There is about an inch of water in the footwells, and I'm a light guy – 150#. Too much! I believe this area was lowered to allow guys with big feet to use the optional ARX spraydeck that can be mounted on this kayak. I used Velcro to put sheets of closed cell foam in there to raise that floor section and eliminate most of the water. Much better. In addition, the seat has no scuppers. Water that gets in there, stays in there. I thought this would bother me, but it doesn't.
The small center console is nice for holding gear on the water, like extra lures, water, phone, and so on. I had to add some weather strip there to improve the seal on the lid. The seal on both the front and rear hatches was also improved with some extra weatherstripping.
The opening around the rear hatch is made of thin fiberglass with no added lip. Because it is unprotected it is prone to damage. Be careful!

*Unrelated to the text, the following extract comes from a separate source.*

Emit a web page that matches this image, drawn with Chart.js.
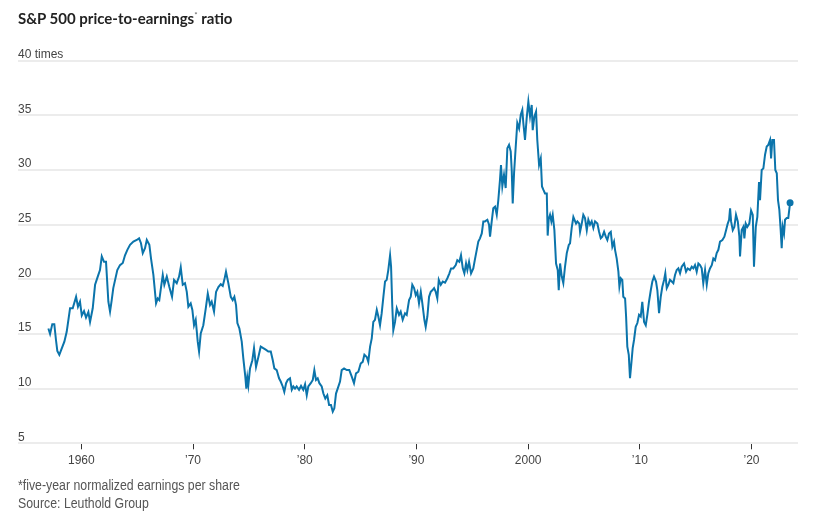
<!DOCTYPE html>
<html>
<head>
<meta charset="utf-8">
<script src="https://cdn.jsdelivr.net/npm/chart.js@4"></script>
<style>
  body { margin: 0; background: #fff; }
  #wrap { position: relative; width: 815px; height: 521px; overflow: hidden; }
  #pe-chart { position: absolute; left: 0; top: 0; }
  .title { position: absolute; left: 18px; top: 9px; font: 700 15px 'Lato', 'Open Sans', sans-serif; color: #222; }
  .title sup { font-size: 8px; font-weight: 400; color: #666; }
  .note { position: absolute; left: 18px; font: 14px 'Liberation Sans', sans-serif; color: #555;
          transform: scaleX(0.88); transform-origin: left top; white-space: nowrap; }
</style>
</head>
<body>
<div id="wrap">
  <canvas id="pe-chart" width="815" height="521"></canvas>
  <div class="title">S&amp;P 500 price-to-earnings<sup>*</sup> ratio</div>
  <div class="note" style="top:477px;">*five-year normalized earnings per share</div>
  <div class="note" style="top:495px;">Source: Leuthold Group</div>
</div>
<script>
// decimal years
const years = [
    1957.05, 1957.20, 1957.40, 1957.58, 1957.73, 1957.85, 1958.03, 1958.18, 1958.48, 1958.69,
    1958.99, 1959.23, 1959.53, 1959.70, 1959.88, 1960.04, 1960.24, 1960.42, 1960.63, 1960.78,
    1961.02, 1961.23, 1961.47, 1961.67, 1961.83, 1962.03, 1962.21, 1962.42, 1962.57, 1962.72,
    1962.86, 1963.22, 1963.46, 1963.71, 1963.91, 1964.12, 1964.36, 1964.66, 1964.96, 1965.17,
    1965.34, 1965.50, 1965.70, 1965.86, 1966.09, 1966.24, 1966.45, 1966.69, 1966.84, 1966.98,
    1967.14, 1967.29, 1967.43, 1967.65, 1967.88, 1968.12, 1968.30, 1968.54, 1968.75, 1968.90,
    1969.08, 1969.28, 1969.44, 1969.58, 1969.79, 1969.94, 1970.09, 1970.24, 1970.42, 1970.54,
    1970.69, 1970.92, 1971.14, 1971.32, 1971.52, 1971.67, 1971.88, 1972.06, 1972.27, 1972.48,
    1972.66, 1972.80, 1972.95, 1973.16, 1973.38, 1973.55, 1973.70, 1973.85, 1973.97, 1974.15,
    1974.36, 1974.50, 1974.68, 1974.77, 1974.86, 1974.95, 1975.10, 1975.31, 1975.46, 1975.64,
    1975.85, 1976.06, 1976.29, 1976.54, 1976.74, 1976.96, 1977.14, 1977.28, 1977.49, 1977.70,
    1977.85, 1978.03, 1978.17, 1978.33, 1978.48, 1978.68, 1978.84, 1978.98, 1979.13, 1979.28,
    1979.49, 1979.67, 1979.87, 1980.03, 1980.18, 1980.32, 1980.54, 1980.72, 1980.86, 1981.01,
    1981.16, 1981.31, 1981.52, 1981.67, 1981.84, 1982.02, 1982.18, 1982.35, 1982.51, 1982.65,
    1982.80, 1982.95, 1983.16, 1983.31, 1983.52, 1983.76, 1983.99, 1984.21, 1984.41, 1984.59,
    1984.80, 1985.01, 1985.19, 1985.34, 1985.55, 1985.69, 1985.85, 1986.00, 1986.14, 1986.29,
    1986.45, 1986.59, 1986.74, 1986.89, 1987.04, 1987.19, 1987.34, 1987.48, 1987.64, 1987.73,
    1987.84, 1987.93, 1988.08, 1988.24, 1988.44, 1988.59, 1988.77, 1988.98, 1989.13, 1989.34,
    1989.49, 1989.63, 1989.79, 1989.94, 1990.08, 1990.23, 1990.39, 1990.53, 1990.71, 1990.83,
    1990.98, 1991.13, 1991.28, 1991.42, 1991.58, 1991.73, 1991.87, 1992.00, 1992.18, 1992.36,
    1992.56, 1992.77, 1992.95, 1993.10, 1993.30, 1993.52, 1993.66, 1993.84, 1993.99, 1994.15,
    1994.29, 1994.44, 1994.56, 1994.71, 1994.89, 1995.09, 1995.25, 1995.40, 1995.54, 1995.69,
    1995.85, 1995.99, 1996.14, 1996.35, 1996.50, 1996.59, 1996.74, 1996.88, 1997.04, 1997.19,
    1997.33, 1997.48, 1997.57, 1997.69, 1997.84, 1997.99, 1998.14, 1998.29, 1998.44, 1998.53,
    1998.62, 1998.74, 1998.89, 1999.03, 1999.19, 1999.34, 1999.48, 1999.57, 1999.72, 1999.87,
    2000.02, 2000.17, 2000.32, 2000.41, 2000.56, 2000.71, 2000.82, 2000.98, 2001.13, 2001.24,
    2001.36, 2001.51, 2001.67, 2001.75, 2001.84, 2001.96, 2002.08, 2002.20, 2002.35, 2002.50,
    2002.65, 2002.74, 2002.86, 2003.01, 2003.15, 2003.30, 2003.46, 2003.64, 2003.75, 2003.90,
    2004.05, 2004.29, 2004.41, 2004.58, 2004.65, 2004.80, 2004.94, 2005.09, 2005.25, 2005.39,
    2005.54, 2005.69, 2005.84, 2005.99, 2006.20, 2006.35, 2006.50, 2006.64, 2006.80, 2006.95,
    2007.09, 2007.24, 2007.40, 2007.54, 2007.69, 2007.78, 2007.93, 2008.08, 2008.17, 2008.29,
    2008.43, 2008.52, 2008.68, 2008.77, 2008.88, 2009.01, 2009.12, 2009.24, 2009.36, 2009.48,
    2009.63, 2009.78, 2009.93, 2010.08, 2010.22, 2010.38, 2010.53, 2010.67, 2010.82, 2010.98,
    2011.12, 2011.27, 2011.45, 2011.57, 2011.72, 2011.87, 2012.01, 2012.17, 2012.28, 2012.41,
    2012.55, 2012.70, 2012.86, 2013.00, 2013.15, 2013.30, 2013.45, 2013.60, 2013.75, 2013.96,
    2014.14, 2014.29, 2014.49, 2014.65, 2014.79, 2014.94, 2015.09, 2015.24, 2015.39, 2015.54,
    2015.68, 2015.84, 2015.99, 2016.13, 2016.28, 2016.44, 2016.58, 2016.73, 2016.88, 2017.03,
    2017.18, 2017.39, 2017.57, 2017.72, 2017.87, 2017.99, 2018.08, 2018.17, 2018.32, 2018.46,
    2018.61, 2018.77, 2018.91, 2018.97, 2019.12, 2019.27, 2019.36, 2019.48, 2019.62, 2019.80,
    2019.96, 2020.11, 2020.22, 2020.38, 2020.52, 2020.67, 2020.76, 2020.91, 2021.06, 2021.21,
    2021.36, 2021.50, 2021.66, 2021.75, 2021.86, 2022.01, 2022.13, 2022.26, 2022.37, 2022.49,
    2022.61, 2022.70, 2022.79, 2022.91, 2023.00, 2023.15, 2023.29, 2023.45
];

const peValues = [
    15.5, 15.0, 15.9, 15.9, 14.45, 13.45, 13.1, 13.5, 14.3, 15.2,
    17.35, 17.35, 18.4, 17.5, 17.95, 16.7, 17.1, 16.5, 17.0, 16.1,
    17.35, 19.5, 20.25, 20.85, 22.1, 21.6, 21.6, 17.95, 17.05, 18.1,
    19.2, 20.85, 21.3, 21.5, 22.2, 22.7, 23.15, 23.45, 23.6, 23.75,
    23.3, 22.4, 22.85, 23.6, 23.15, 21.9, 20.4, 17.8, 18.25, 18.1,
    19.3, 20.4, 19.5, 20.25, 19.3, 18.4, 19.95, 19.65, 20.25, 21.1,
    19.5, 19.65, 18.85, 17.5, 17.8, 17.2, 15.8, 16.3, 14.3, 13.4,
    15.05, 15.8, 17.35, 18.7, 17.65, 17.95, 17.05, 18.85, 19.3, 19.55,
    19.4, 19.95, 20.7, 19.65, 18.4, 18.1, 18.4, 17.65, 16.0, 15.5,
    14.3, 12.8, 11.1, 10.0, 11.0, 10.3, 11.85, 12.6, 13.7, 12.0,
    12.9, 13.85, 13.7, 13.55, 13.4, 13.4, 12.6, 11.85, 11.7, 10.95,
    10.65, 10.2, 9.7, 10.5, 10.8, 10.95, 9.9, 10.2, 10.0, 10.2,
    9.9, 10.25, 9.9, 10.4, 9.4, 10.2, 10.5, 10.8, 11.7, 10.8,
    10.95, 10.5, 10.2, 9.55, 9.1, 9.4, 8.5, 8.5, 7.9, 8.2,
    9.55, 10.0, 10.65, 11.7, 11.85, 11.7, 11.7, 11.1, 10.5, 11.4,
    11.55, 12.3, 12.45, 13.1, 12.9, 12.45, 13.85, 14.6, 16.1, 16.3,
    17.2, 16.6, 15.8, 16.9, 18.4, 19.8, 19.95, 20.85, 22.2, 21.15,
    17.5, 15.35, 16.1, 17.35, 16.75, 17.05, 16.3, 16.9, 16.75, 18.1,
    18.4, 19.5, 19.2, 18.55, 18.85, 17.8, 18.85, 17.8, 16.3, 15.65,
    16.6, 18.4, 18.85, 19.0, 19.2, 18.85, 18.25, 19.95, 19.5, 19.8,
    19.7, 20.1, 20.55, 21.0, 21.0, 21.3, 21.75, 21.6, 22.2, 21.0,
    20.55, 21.45, 20.85, 21.6, 20.55, 21.0, 21.9, 22.7, 23.45, 23.75,
    24.2, 25.3, 25.3, 25.45, 25.0, 23.9, 25.3, 26.5, 26.65, 25.9,
    27.25, 29.1, 30.45, 28.5, 29.55, 28.35, 32.0, 32.3, 31.7, 30.0,
    26.95, 29.7, 32.15, 34.3, 33.8, 35.05, 35.5, 34.3, 32.75, 34.75,
    36.25, 34.9, 35.95, 33.65, 34.9, 35.35, 32.75, 30.45, 31.05, 28.5,
    28.2, 27.85, 27.85, 24.0, 25.5, 25.9, 25.3, 25.9, 24.5, 21.45,
    20.85, 19.0, 21.45, 20.25, 19.65, 21.15, 22.4, 23.15, 23.3, 24.7,
    25.7, 25.1, 25.3, 25.1, 24.35, 25.1, 25.9, 25.6, 24.5, 25.45,
    25.0, 25.3, 24.7, 25.3, 25.1, 24.35, 23.75, 23.9, 24.35, 23.9,
    23.6, 24.2, 24.35, 23.0, 23.45, 22.7, 21.9, 20.7, 19.35, 20.1,
    19.95, 18.4, 18.25, 16.6, 13.85, 13.1, 10.95, 12.3, 13.7, 14.45,
    15.65, 16.0, 16.75, 16.6, 17.95, 16.1, 15.8, 16.75, 17.95, 19.0,
    19.8, 20.25, 19.8, 19.0, 16.9, 18.4, 19.3, 19.95, 20.55, 19.2,
    19.5, 19.95, 19.8, 19.65, 20.4, 20.85, 21.0, 20.55, 21.15, 21.45,
    20.7, 21.0, 20.85, 21.15, 21.0, 21.3, 20.7, 21.45, 21.3, 21.0,
    19.65, 20.85, 19.5, 20.55, 21.0, 21.3, 21.9, 21.75, 22.4, 22.7,
    23.45, 23.6, 23.9, 24.5, 25.1, 25.45, 26.5, 25.3, 24.5, 24.8,
    25.9, 25.3, 23.9, 22.1, 24.5, 24.8, 23.75, 25.1, 24.8, 25.1,
    26.3, 25.9, 21.15, 24.8, 25.7, 28.9, 27.25, 30.0, 30.15, 31.4,
    32.15, 32.3, 32.75, 31.05, 32.75, 32.75, 30.0, 29.7, 27.25, 26.35,
    24.5, 22.85, 24.8, 24.2, 25.45, 25.6, 25.6, 27.0
];

const decadeTicks = [1960, 1970, 1980, 1990, 2000, 2010, 2020];
const yTicks = [5, 10, 15, 20, 25, 30, 35, 40];

const axisFont = { family: "'Liberation Sans', Arial, sans-serif", size: 12 };
const lastIdx = peValues.length - 1;

function decadeLabel(v) {
    if (v === 1960 || v === 2000) return String(v);
    return '\u2019' + String(v).slice(2);
}

const ctx = document.getElementById('pe-chart').getContext('2d');
new Chart(ctx, {
    type: 'line',
    data: {
        datasets: [{
            data: years.map((yr, i) => ({ x: yr, y: peValues[i] })),
            borderColor: '#0b74ab',
            backgroundColor: '#0b74ab',
            borderWidth: 2,
            tension: 0,
            pointRadius: c => c.dataIndex === lastIdx ? 3.5 : 0,
            pointHoverRadius: 0,
            pointBorderWidth: 0
        }]
    },
    options: {
        responsive: false,
        animation: false,
        devicePixelRatio: 1,
        layout: { padding: { top: 60.7, left: 18, right: 17, bottom: 0 } },
        plugins: { legend: { display: false }, tooltip: { enabled: false } },
        scales: {
            x: {
                type: 'linear',
                min: 1954.33,
                max: 2024.16,
                afterBuildTicks: axis => { axis.ticks = decadeTicks.map(v => ({ value: v })); },
                afterFit: axis => { axis.height = 521 - 443.3; },
                border: { display: false },
                grid: { drawOnChartArea: false, drawTicks: true, tickLength: 6, color: '#333', lineWidth: 1 },
                ticks: { color: '#444', font: axisFont, padding: 4, maxRotation: 0, autoSkip: false,
                         callback: v => decadeLabel(v) }
            },
            y: {
                min: 5,
                max: 40,
                afterBuildTicks: axis => { axis.ticks = yTicks.map(v => ({ value: v })); },
                afterFit: axis => { axis.width = 0; },
                border: { display: false },
                grid: { color: '#ececec', lineWidth: 2, drawTicks: false },
                ticks: { mirror: true, padding: 0, labelOffset: -6, color: '#444', font: axisFont,
                         callback: v => v === 40 ? '40 times' : String(v) }
            }
        }
    }
});
</script>
</body>
</html>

The handles on the sides of the kayak are well placed, and it’s easy to carry in the reverse position with the center console resting on your shoulders.
The Marlin is a fast, very lightweight, stable fishing kayak. If you are looking for something easy to handle off the water and efficient on the water, and are a minimalist as far as tackle goes, this is a great boat. With some minor tweaks it could be fantastic.
• Get rid of the custom front hatch and replace it with a large, well-made, after-market hatch.
• Improve the strap material on the rear hatch and reinforce the edge of the hatch opening.
• Raise the foot wells close to or above the water line.
• Add an extra layer of heavy gelcoat to the hull along the keel.
• Improve the seals on the hatches, and protect the hull with tape where protection is needed.
• Alter the hull shape for better handling without the rudder.